Algonquin Day 1

Day 1, Sept 1. Magnetawan through Hambone, The Pond, and into Daisy. 5 km traveled, 600 meters portage.

The day began bathed in gray, the blanket so heavy it concealed the opposite shoreline, so thick it deposited stitches of water on my skin as I walked to the water’s edge . Chilled, I added a layer but by the time we reached the end of the first portage , I’d shed those layers, though the sky took much longer to shake loose that blanket.

Now, I have found a delicious rock upon which to perch, lazyboy style. On solid ground, I feel as if I am floating, as the water rocks and caresses my dangling feet. Occasionally a fish attempts to nibble my toes. The feeling of utter release after the first day’s physical work is exceedingly glorious. Sighs escape from deep in my chest, deeper perhaps than that, carrying with them any stress that remains in my wonderfully fatigued body.

Don is next to me, as he has been all day. It has been a good, good day.

Now the lake reflects an azure blue sky, as yellowing lily pads dance on the breeze-rippled water. It is so quiet, save the breeze. An occasional red squirrels scolds or a raven honks, a tree frog chirps or a loon calls, but I am struck most of all by the silence. We noted it almost simultaneously, as we emerged from our car after the 45 minute drive along the gravel road that led to the put-in, the profound quietness of this place.

It is a bit ‘busier’ here than we are accustomed. We paddled and portaged for some time with a young couple, with whom we parted ways at the portage to Ralph Bice Lake, where they were headed for the week, and we passed a group of four heading back in from a few days on the water– 2 kids with their dads. We noticed a man with 2 children on the island campsite on Daisy, and an hour or so ago a young couple with 2 wee little ones paddled past our campsite. It is so good to see young children experiencing this place. I smiled so deeply at the 6 and 8 year old girls who were coming in from a weekend with their father just as we were entering the water this morning. The one said to her daddy, ‘… and we can tell mommy that we didn’t even die!’ At this time, I suspect we may be sharing the lake with 2 other parties, both of which are camped on the island across the water, where the sun will set this evening.
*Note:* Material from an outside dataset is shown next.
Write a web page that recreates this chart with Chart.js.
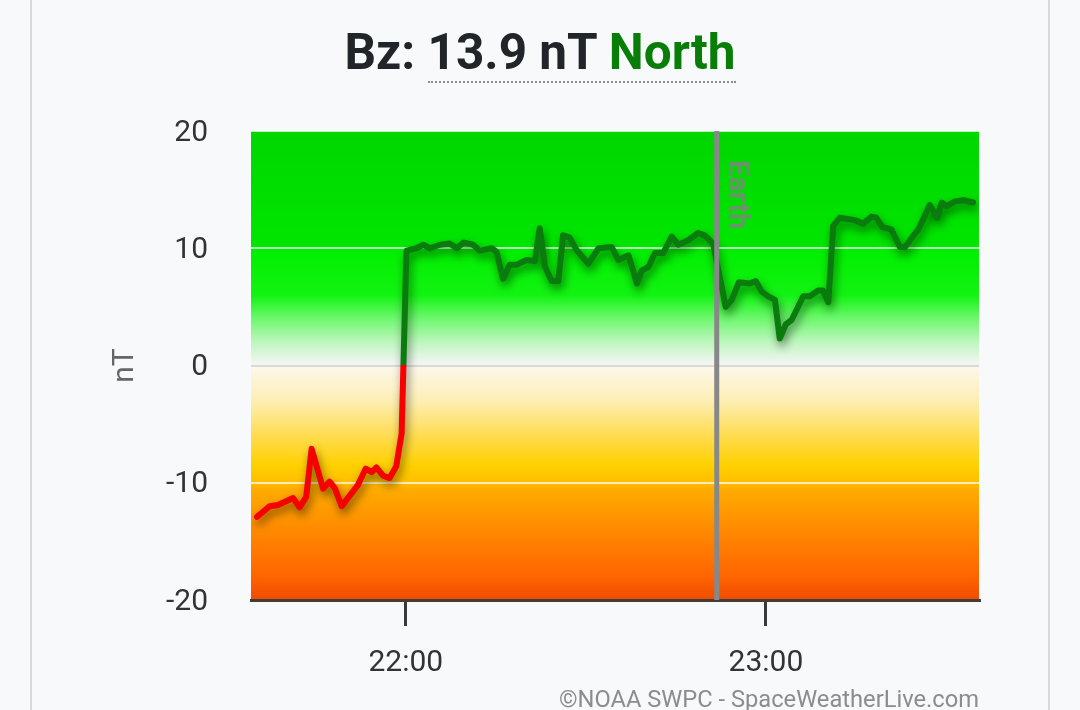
<!DOCTYPE html>
<html lang="en">
<head>
    <meta charset="UTF-8">
    <meta name="viewport" content="width=device-width, initial-scale=1.0">
    <script src="https://cdn.jsdelivr.net/npm/chart.js"></script>
    <title>Bz</title>

    <style>
        html, body {
            margin: 0;
            padding: 0;
        }
        body {
            width: 1080px;
            height: 710px;
            background: #f8f9fa;
            overflow: hidden;
            position: relative;
            font-family: Roboto, sans-serif;
        }
        .card {
            position: absolute;
            left: 30px;
            top: -2px;
            width: 1016px;
            height: 720px;
            border-left: 2px solid #d9dadc;
            border-right: 2px solid #d9dadc;
        }
        #title {
            position: absolute;
            left: 0;
            top: 27px;
            width: 1080px;
            text-align: center;
            font: bold 49.5px/50px Roboto, sans-serif;
            color: #212529;
        }
        #title .val {
            border-bottom: 2px dotted #8c8c8c;
        }
        #title .north {
            color: #087d08;
        }
        #chart-box {
            position: absolute;
            left: 0;
            top: 0;
            width: 1080px;
            height: 710px;
        }
        #credit {
            position: absolute;
            right: 101px;
            top: 684px;
            font: 23.7px/30px Roboto, sans-serif;
            color: #8c8c8c;
            white-space: nowrap;
        }
    </style>
</head>
<body>
    <div class="card"></div>
    <div id="chart-box"><canvas id="bz-chart"></canvas></div>
    <div id="title">Bz: <span class="val">13.9 nT <span class="north">North</span></span></div>
    <div id="credit">©NOAA SWPC - SpaceWeatherLive.com</div>

    <script>
        // minutes after 21:00 (UTC) and Bz in nT
        const minutes = [
            35.2, 37.3, 38.7, 41.2, 42.3, 43.4, 44.3, 46.2, 47.3, 48.2,
            49.3, 52.0, 53.3, 54.3, 55.1, 56.2, 57.3, 58.4, 59.3, 60.1,
            61.8, 62.9, 64.0, 65.7, 67.3, 68.5, 69.6, 71.2, 72.3, 74.3,
            75.1, 76.2, 77.3, 78.5, 80.1, 81.5, 82.3, 83.2, 84.3, 85.4,
            86.2, 87.3, 88.5, 90.4, 92.1, 94.3, 95.4, 97.1, 98.5, 99.3,
            100.4, 101.5, 102.9, 104.3, 105.4, 107.1, 108.7, 109.8, 111.2, 113.3,
            114.3, 115.5, 117.3, 118.3, 119.3, 120.4, 121.5, 122.3, 123.3, 124.3,
            126.2, 127.3, 128.7, 129.5, 130.4, 131.2, 132.3, 134.8, 136.2, 137.6,
            138.4, 139.4, 140.9, 142.3, 143.2, 144.6, 145.4, 147.3, 148.5, 149.3,
            150.1, 151.5, 152.9, 154.5
        ];
        const bz = [
            -12.9, -12.0, -11.9, -11.3, -12.1, -11.2, -7.1, -10.5, -9.9, -10.5,
            -12.0, -10.2, -8.8, -9.1, -8.7, -9.4, -9.6, -8.6, -5.8, 9.8,
            10.0, 10.3, 10.0, 10.3, 10.4, 10.0, 10.5, 10.3, 9.8, 10.0,
            9.7, 7.4, 8.6, 8.6, 9.0, 8.9, 11.7, 8.4, 7.2, 7.2,
            11.1, 10.9, 9.8, 8.7, 10.0, 10.1, 9.0, 9.4, 7.0, 8.1,
            8.4, 9.6, 9.6, 11.0, 10.3, 10.7, 11.3, 11.1, 10.4, 5.0,
            5.6, 7.1, 7.0, 7.2, 6.3, 5.9, 5.6, 2.3, 3.5, 3.9,
            5.9, 5.9, 6.4, 6.4, 5.4, 11.9, 12.6, 12.4, 12.1, 12.7,
            12.6, 11.8, 11.6, 10.1, 10.1, 11.1, 11.6, 13.7, 12.6, 13.9,
            13.6, 14.0, 14.1, 13.9
        ];
        const xTickMinutes = [60, 120];
        const xTickLabels = ['22:00', '23:00'];
        const xMin = 34.2;
        const xMax = 155.5;
        const earthMinute = 111.8;
        const earthLabel = 'Earth';

        const GREEN = '#097c0d';
        const RED = '#f70000';

        // colour zones behind the plot
        const zones = {
            id: 'zones',
            beforeDraw(chart) {
                const { ctx, chartArea: a, scales: { y } } = chart;
                const g = ctx.createLinearGradient(0, a.top, 0, a.bottom);
                const span = a.bottom - a.top;
                const stop = (v, c) => g.addColorStop((y.getPixelForValue(v) - a.top) / span, c);
                stop(20, '#00d600');
                stop(10.2, '#00e600');
                stop(9.8, '#00ef00');
                stop(6, '#12f312');
                stop(4, '#6ef76e');
                stop(2, '#bdf6bd');
                stop(0.2, '#f1f6f1');
                stop(-0.2, '#fcf7e9');
                stop(-3, '#fdeeb4');
                stop(-6, '#ffdc50');
                stop(-8.5, '#ffd000');
                stop(-10, '#ffbe00');
                stop(-10.5, '#ffac00');
                stop(-14, '#ff8a00');
                stop(-18, '#ff6400');
                stop(-20, '#ef4c00');
                ctx.save();
                ctx.fillStyle = g;
                ctx.fillRect(a.left, a.top, a.right - a.left, a.bottom - a.top);
                ctx.restore();
            }
        };

        // soft drop shadow under the line
        const lineShadow = {
            id: 'lineShadow',
            beforeDatasetDraw(chart) {
                const ctx = chart.ctx;
                ctx.save();
                ctx.shadowColor = 'rgba(0, 0, 0, 0.5)';
                ctx.shadowBlur = 10;
                ctx.shadowOffsetX = 2;
                ctx.shadowOffsetY = 5;
            },
            afterDatasetDraw(chart) {
                chart.ctx.restore();
            }
        };

        // vertical "Earth" marker
        const earthMarker = {
            id: 'earthMarker',
            afterDatasetsDraw(chart) {
                const { ctx, chartArea: a, scales: { x } } = chart;
                const px = x.getPixelForValue(earthMinute);
                ctx.save();
                ctx.strokeStyle = '#888888';
                ctx.lineWidth = 5;
                ctx.beginPath();
                ctx.moveTo(px, a.top);
                ctx.lineTo(px, a.bottom);
                ctx.stroke();
                ctx.translate(px + 12, a.top + 29);
                ctx.rotate(Math.PI / 2);
                ctx.fillStyle = 'rgba(130, 130, 130, 0.8)';
                ctx.font = 'bold 29px Roboto';
                ctx.textAlign = 'left';
                ctx.textBaseline = 'alphabetic';
                ctx.fillText(earthLabel, 0, 0);
                ctx.restore();
            }
        };

        function lineColor(context) {
            const { ctx, chartArea, scales } = context.chart;
            if (!chartArea) return GREEN;
            const y0 = scales.y.getPixelForValue(0);
            const f = (y0 - chartArea.top) / (chartArea.bottom - chartArea.top);
            const g = ctx.createLinearGradient(0, chartArea.top, 0, chartArea.bottom);
            g.addColorStop(0, GREEN);
            g.addColorStop(f, GREEN);
            g.addColorStop(f, RED);
            g.addColorStop(1, RED);
            return g;
        }

        const ctx = document.getElementById('bz-chart');

        const bzChart = new Chart(ctx, {
            type: 'line',
            data: {
                datasets: [{
                    label: 'Bz',
                    data: minutes.map((m, i) => ({ x: m, y: bz[i] })),
                    borderColor: lineColor,
                    borderWidth: 6,
                    borderJoinStyle: 'round',
                    borderCapStyle: 'round',
                    pointRadius: 0,
                    tension: 0,
                    fill: false
                }]
            },
            options: {
                responsive: true,
                maintainAspectRatio: false,
                animation: false,
                layout: {
                    padding: { left: 103, right: 101, top: 131, bottom: 30 }
                },
                plugins: {
                    legend: { display: false },
                    tooltip: { enabled: false }
                },
                scales: {
                    x: {
                        type: 'linear',
                        min: xMin,
                        max: xMax,
                        afterBuildTicks: (s) => {
                            s.ticks = xTickMinutes.map(v => ({ value: v }));
                        },
                        afterFit: (s) => { s.height = 80; },
                        ticks: {
                            callback: (v) => xTickLabels[xTickMinutes.indexOf(v)],
                            color: '#333333',
                            font: { family: 'Roboto', size: 30 },
                            padding: 19,
                            maxRotation: 0,
                            autoSkip: false
                        },
                        grid: {
                            drawOnChartArea: false,
                            drawTicks: true,
                            tickLength: 26,
                            color: '#3a3a3a',
                            lineWidth: 3
                        },
                        border: { display: true, color: '#453c36', width: 3 }
                    },
                    y: {
                        min: -20,
                        max: 20,
                        afterFit: (s) => { s.width = 148; },
                        ticks: {
                            stepSize: 10,
                            color: '#333333',
                            font: { family: 'Roboto', size: 30 },
                            padding: 43,
                            labelOffset: 2
                        },
                        grid: {
                            drawTicks: false,
                            color: (c) => c.tick.value === 0 ? 'rgba(205, 205, 205, 0.7)' : 'rgba(255, 255, 255, 0.7)',
                            lineWidth: 2
                        },
                        border: { display: false },
                        title: {
                            display: true,
                            text: 'nT',
                            color: '#666666',
                            font: { family: 'Roboto', size: 30 },
                            padding: { top: 4, bottom: 0 }
                        }
                    }
                }
            },
            plugins: [zones, lineShadow, earthMarker]
        });
    </script>
</body>
</html>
It is time to begin dinner prep. I hope to finish dinner in time to visit the beaver water-trails I noted when I followed the footpath from the box around to the tip of the boggy bay beside which we are camped. I noticed a huge moose track in the muck there. Perhaps he will come for a drink as the sun begins to fade…


Oh my! oh My! Shortly after I finished the last entry, as I was going about gathering supplies to prepare dinner, I heard Don’s voice summoning. He had taken his fishing rod around to the bayside of the point to cast in a few lines before dinner. In a low but strong voice I heard him say ‘Vicki, Vicki, there’s a huge bull moose over here’.

I grabbed the camera and rushed his way, following the trail to the box. I had thought Don had seen him nearer to the water, but suddenly, at the top of the rise he was just standing there, not 20 feet from me on the trail! I stopped short, stunned by his massive size. I think I even said, ‘Oh my!’ as my gaze met his. I cannot describe the feeling of coming so close to such a creature. His antlers were in velvet and it seemed to me his front legs were as tall as me!

I backed away slowly, then turned and walked more quickly for he seemed to be confused abaout which way to go, being cornered as he was between Don and myself. Later, I learned that he headed in Don’s direction, on his way to the water, and he passed quite close to Don, running by then, as Don darted behind a slender tree, smaller in girth than himself, for ‘protection’. We both laughed about that.

For quite some time after that, we sat and watched him grazing in the shallows, occasionally tossing his head and splashing the water with a snort. A few times he pranced about, making a spray of the water with his hoofs. It was so remarkable for us.

Finally, I left the scene to continue with dinner prep, as it was getting late. After dinner, we sat at the water’s edge, basking in the remarkable silence and peace once again. An otter swam past and then back again. A turtle slowly made its way across the water towards us. And as the mosquitos began to hover, so did the massive dragonflies, who swooped in like helicopters to snatch them away from our warm bodied aura, in a sort of mutual benefit.

With nothing to distract us, we waited, lying back on the rocks, watching the stars turn on one-by-one, until the milky way swept its brushstroke across the sky from horizon to horizon. And bed, for I am weary and tomorrow is another day.